Abstract

SIR ARTHUR EVANS, commenting on the results of Sir Leonard Woolley's recent archaeological investigations in Syria (see NATURE of July 4, p. 20 and August 8, p. 235), pronounces the Minoan impact on inner Syria at so early a date, for which the ceramic relics from Tell-Atchana afford evidence, as “a new historic fact of far reaching importance and revolutionizing all previous ideas”. It is, he points out in The Times of August 19, a step forward of at least two centuries; for although there are no actual imports from Minoan Crete, the starting point in repeated examples of pottery reflecting Cretan models must certainly touch 1700 B.C. Sir Arthur bases this conclusion on the chronological datum of remains of cups, of somewhat thin make, showing white rosettes on a black ground, recalling the “egg-shell ware” bowls of the great age of Minoan Crete of the Second Middle Minoan period, which goes back to the eighteenth and nineteenth centuries, but in Syria equating with the succeeding Third Middle Minoan style.
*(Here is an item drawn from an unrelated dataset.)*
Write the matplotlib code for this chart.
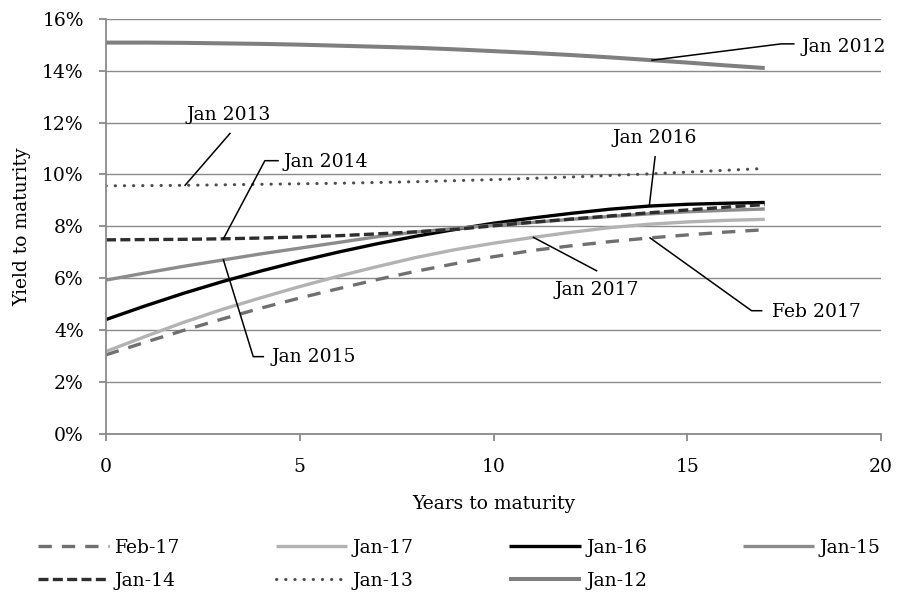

At the same time, mixed influence is to be seen in the combination of arcaded zones, characteristically Minoan, with highly conventionalized ducks, which find a parallel in early Palestine, while one of the sherds depicts an uprearing goat charged by another, whereas animal designs were excluded from the vase painting of Cretan Palace art. In concluding with an analysis of motifs, which point to a fusion of Cretan and indigenous religious and symbolic ideas, relating to the cult of the double axe, and reference to tradition of a royal alliance with Cyprus, Sir Arthur holds out the alluring possibility that the spade may yet uncover a royal sepulchre at Tell-Atchana.